The above items are true "points of light" on the FCC website. I hope this posting will inform people about their existence - which is not well publicized - and encourage the leadership at FCC to give me more positive examples to write about. There are real benefits of decentralizing much of the FCC website design and management to the bureaus and offices. However, more constructive interchange of success stories such as those above would also be helpful.

Tuesday, August 22, 2006

Engineer Staffing and Recruiting at FCC:
The Accumulated Impact of Yo-yo Budgets and Poor Planning

On August 7th, the FCC website had an unusual item on the main page:

8/7/06
FCC Seeks Applicants for 2006/2007 Engineer-in-Training Program.

News Release: Acrobat

Those of you who deal with the FCC regularly these days know that it is like dealing with the kremlin during the cold war - things are rarely what they seem and one must try to "read the tea leaves" to find out what is really happening. The present secrecy style of the "8th Floor" makes the Bush White House look like a model of transparency. So let me explain my interpretation here.

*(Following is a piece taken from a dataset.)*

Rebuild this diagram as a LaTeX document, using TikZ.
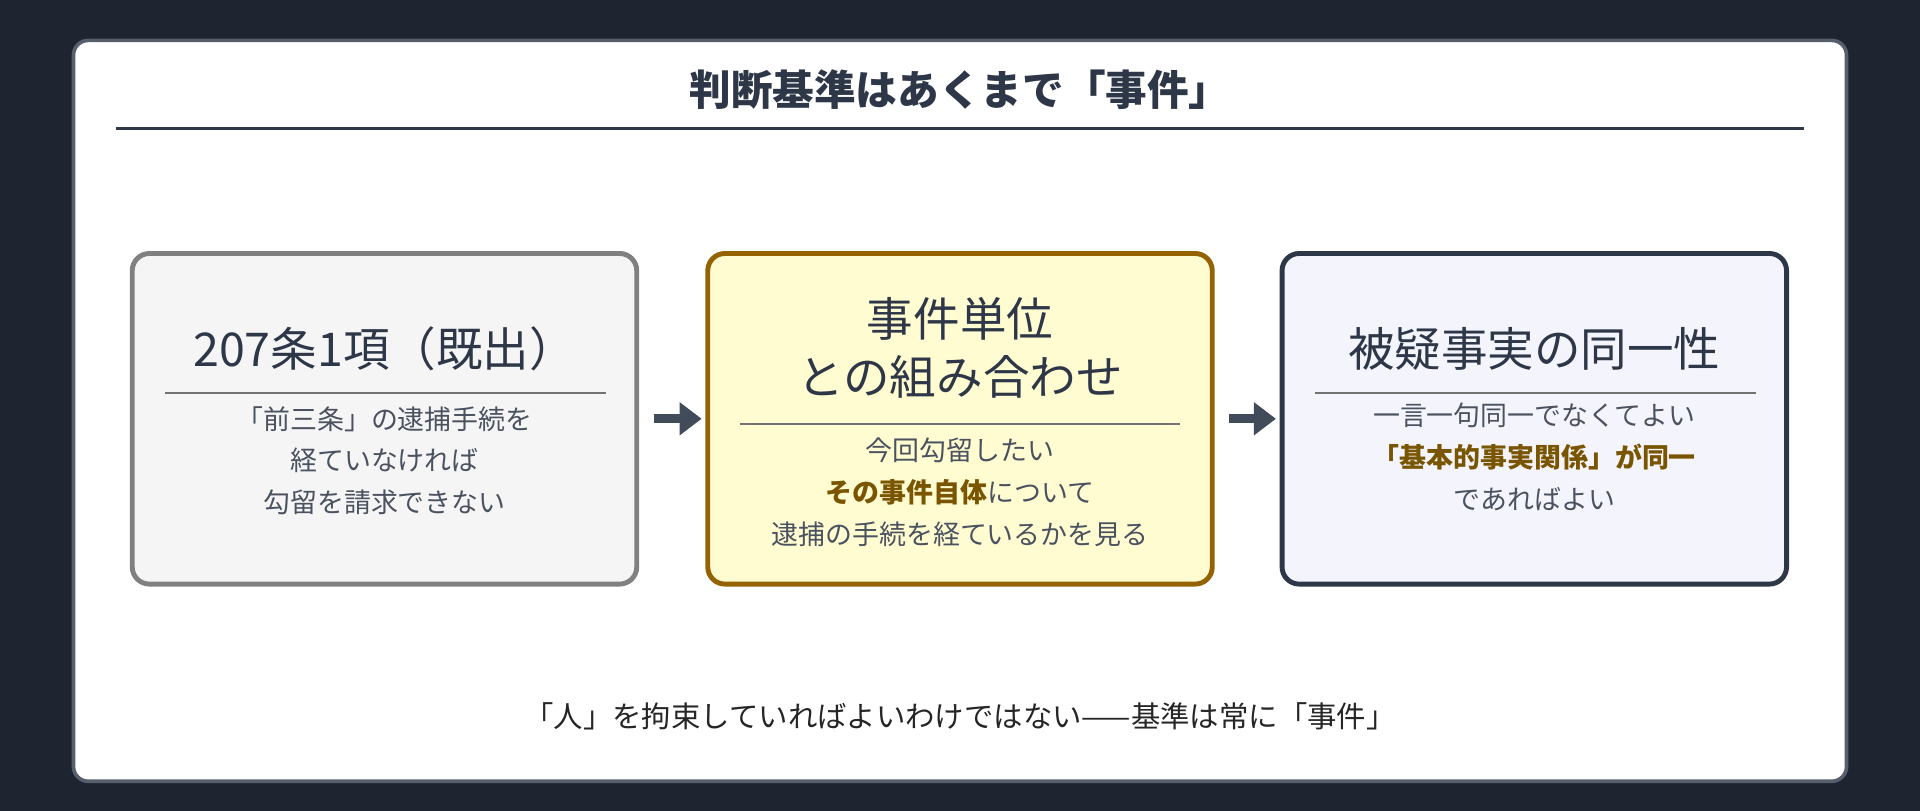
\documentclass[tikz,border=0pt]{standalone}
\usepackage{fontspec}
\setmainfont{Noto Sans CJK JP}
\usetikzlibrary{arrows.meta, positioning}
\definecolor{bgdark}{HTML}{1E2530}
\definecolor{inkdark}{HTML}{2D3748}
\definecolor{bodygray}{HTML}{4A5260}
\definecolor{goldline}{HTML}{946300}
\definecolor{goldtext}{HTML}{7A5500}
\tikzset{
  panel/.style={rectangle, rounded corners=14pt, line width=4pt, minimum width=412pt, minimum height=270pt},
  headtext/.style={font=\fontsize{38}{46}\selectfont, text=inkdark, align=center},
  bodytext/.style={font=\fontsize{22}{34}\selectfont, text=bodygray, align=center},
  rule/.style={line width=1.5pt, draw=gray!90!black},
  arrow/.style={line width=7pt, draw=inkdark!90, -{Triangle[length=18pt, width=26pt]}, shorten <=12pt, shorten >=3pt}
}
\begin{document}
\begin{tikzpicture}[x=1pt, y=-1pt]
\fill[bgdark] (0,0) rectangle (1568,662);
\draw[fill=white, draw=inkdark!80, line width=3pt, rounded corners=12pt] (60,33) rectangle (1508,638);

\node[font=\bfseries\fontsize{34}{40}\selectfont, text=inkdark] (title) at (784,73) {判断基準はあくまで「事件」};
\draw[line width=2pt, inkdark] (95,105) -- (1473,105);

% three panels
\node[panel, fill=gray!8, draw=gray!75!black!80] (b1) at (314,342) {};
\node[panel, fill=orange!15!yellow!18, draw=goldline] (b2) at (784,342) {};
\node[panel, fill=gray!25!blue!5, draw=inkdark] (b3) at (1253,342) {};

\node[headtext] (h1) at (314,285) {207条1項（既出）};
\draw[rule] (135,321) -- (495,321);
\node[bodytext] (t1) at (314,376) {「前三条」の逮捕手続を\\経ていなければ\\勾留を請求できない};

\node[headtext, font=\fontsize{38}{48}\selectfont] (h2) at (784,284) {事件単位\\との組み合わせ};
\draw[rule] (604,346) -- (964,346);
\node[bodytext] (t2) at (784,402) {今回勾留したい\\{\bfseries\color{goldtext}その事件自体}について\\逮捕の手続を経ているかを見る};

\node[headtext] (h3) at (1253,285) {被疑事実の同一性};
\draw[rule] (1074,321) -- (1434,321);
\node[bodytext] (t3) at (1253,373) {一言一句同一でなくてよい\\{\bfseries\color{goldtext}「基本的事実関係」が同一}\\であればよい};

\draw[arrow] (b1) -- (b2);
\draw[arrow] (b2) -- (b3);

\node[font=\fontsize{24}{30}\selectfont, text=black!85] (foot) at (784,585) {「人」を拘束していればよいわけではない——基準は常に「事件」};
\end{tikzpicture}
\end{document}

A significant fraction of the FCC's jurisdiction is technical even if it is of little interest to top managers. Large numbers of engineers are needed in FCC to handle routine licensing, radio enfocement, equipment authroization, and technical (usually Title III) rulemakings. While I don't have the current staffing numbers, engineers have usually outnumbered lawyers at FCC in terms of total numbers -- obviously not in positions of policy influence.

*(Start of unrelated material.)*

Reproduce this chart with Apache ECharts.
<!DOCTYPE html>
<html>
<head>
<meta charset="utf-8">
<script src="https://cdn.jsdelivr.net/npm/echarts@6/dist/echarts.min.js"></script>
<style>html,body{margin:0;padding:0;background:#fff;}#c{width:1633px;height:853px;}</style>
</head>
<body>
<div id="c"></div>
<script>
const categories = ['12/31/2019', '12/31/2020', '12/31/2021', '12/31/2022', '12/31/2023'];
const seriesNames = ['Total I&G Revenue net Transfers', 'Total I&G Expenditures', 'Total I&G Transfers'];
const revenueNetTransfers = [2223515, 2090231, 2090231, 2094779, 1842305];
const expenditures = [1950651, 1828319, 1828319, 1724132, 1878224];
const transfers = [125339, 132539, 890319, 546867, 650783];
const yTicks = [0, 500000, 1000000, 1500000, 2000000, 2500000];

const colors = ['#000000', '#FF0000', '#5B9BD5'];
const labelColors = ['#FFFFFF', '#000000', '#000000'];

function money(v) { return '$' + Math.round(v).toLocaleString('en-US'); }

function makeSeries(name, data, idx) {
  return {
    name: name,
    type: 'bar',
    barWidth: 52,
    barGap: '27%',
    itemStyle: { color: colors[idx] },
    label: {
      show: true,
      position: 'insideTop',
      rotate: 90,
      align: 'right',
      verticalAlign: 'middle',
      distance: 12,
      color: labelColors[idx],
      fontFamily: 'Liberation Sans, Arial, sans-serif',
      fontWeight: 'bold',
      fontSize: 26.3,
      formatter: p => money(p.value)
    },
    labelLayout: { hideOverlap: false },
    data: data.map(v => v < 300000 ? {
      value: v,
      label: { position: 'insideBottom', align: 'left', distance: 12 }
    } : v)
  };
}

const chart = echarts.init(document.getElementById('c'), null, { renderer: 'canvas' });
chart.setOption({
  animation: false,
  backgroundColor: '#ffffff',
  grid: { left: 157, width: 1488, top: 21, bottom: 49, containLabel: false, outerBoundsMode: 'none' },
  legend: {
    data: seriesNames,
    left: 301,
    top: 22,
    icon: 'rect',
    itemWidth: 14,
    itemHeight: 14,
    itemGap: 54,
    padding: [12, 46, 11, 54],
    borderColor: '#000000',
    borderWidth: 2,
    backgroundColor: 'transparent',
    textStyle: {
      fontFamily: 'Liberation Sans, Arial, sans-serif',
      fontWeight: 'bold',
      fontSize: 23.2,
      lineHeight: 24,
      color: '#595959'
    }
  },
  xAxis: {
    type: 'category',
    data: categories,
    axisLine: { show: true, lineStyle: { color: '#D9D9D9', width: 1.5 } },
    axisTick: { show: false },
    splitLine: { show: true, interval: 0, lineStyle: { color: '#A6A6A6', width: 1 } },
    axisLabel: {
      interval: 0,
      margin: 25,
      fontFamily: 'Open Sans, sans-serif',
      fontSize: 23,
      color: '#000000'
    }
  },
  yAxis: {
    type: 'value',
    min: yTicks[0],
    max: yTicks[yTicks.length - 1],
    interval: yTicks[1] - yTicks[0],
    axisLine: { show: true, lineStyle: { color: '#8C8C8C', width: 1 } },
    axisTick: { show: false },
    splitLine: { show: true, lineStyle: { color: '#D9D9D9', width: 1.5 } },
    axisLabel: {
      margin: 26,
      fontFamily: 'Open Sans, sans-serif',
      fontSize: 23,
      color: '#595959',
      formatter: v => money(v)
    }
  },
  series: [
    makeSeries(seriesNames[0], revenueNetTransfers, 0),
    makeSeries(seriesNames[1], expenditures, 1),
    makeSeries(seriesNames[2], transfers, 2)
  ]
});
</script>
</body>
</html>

Over the past 20+ years the FCC has had yo-yo budgets as the "bureaucracy" has fallen in and out of favor with Congress and the White House. FCC is unusual in the federal bureaucracy in that it has one of the highest proportions of its budget going to personnel costs of any agency. (This is due to the lack of operational programs such as research or giving away money to people.) Any budget hiccup has a direct impact on personnel budgets and most FCC chairman over the past 2 decades had responded to budget problems by keeping staff but cutting hiring and training. Indeed, I believe that the only RIF (reduction-in-force) in 30 years was associated with closing some field offices during the Hundt chairmanship. The accumulation of these hiring freezes over 2 decades, coupled with many years of little or no training budget has been disastrous for technical staffing. (I must note positively that Chairman Powell dramatically reversed the decline of training budgets with his glitzy "FCC University" program.)

So today the FCC has tons of engineers in their 50s with 20 + years of experience who are eligible to retire and are doing so. Given the internal atmosphere at the FCC these days and the generous retirement benefits they are entitled to, especially if they joined in the 70s and are in the CSRS system, who would blame them! There is a severe shortfall of people behind them with 10-20 years experience due to the accumulation of hiring freezes and those who are there did not have the mid-career training they should have to keep them up to date.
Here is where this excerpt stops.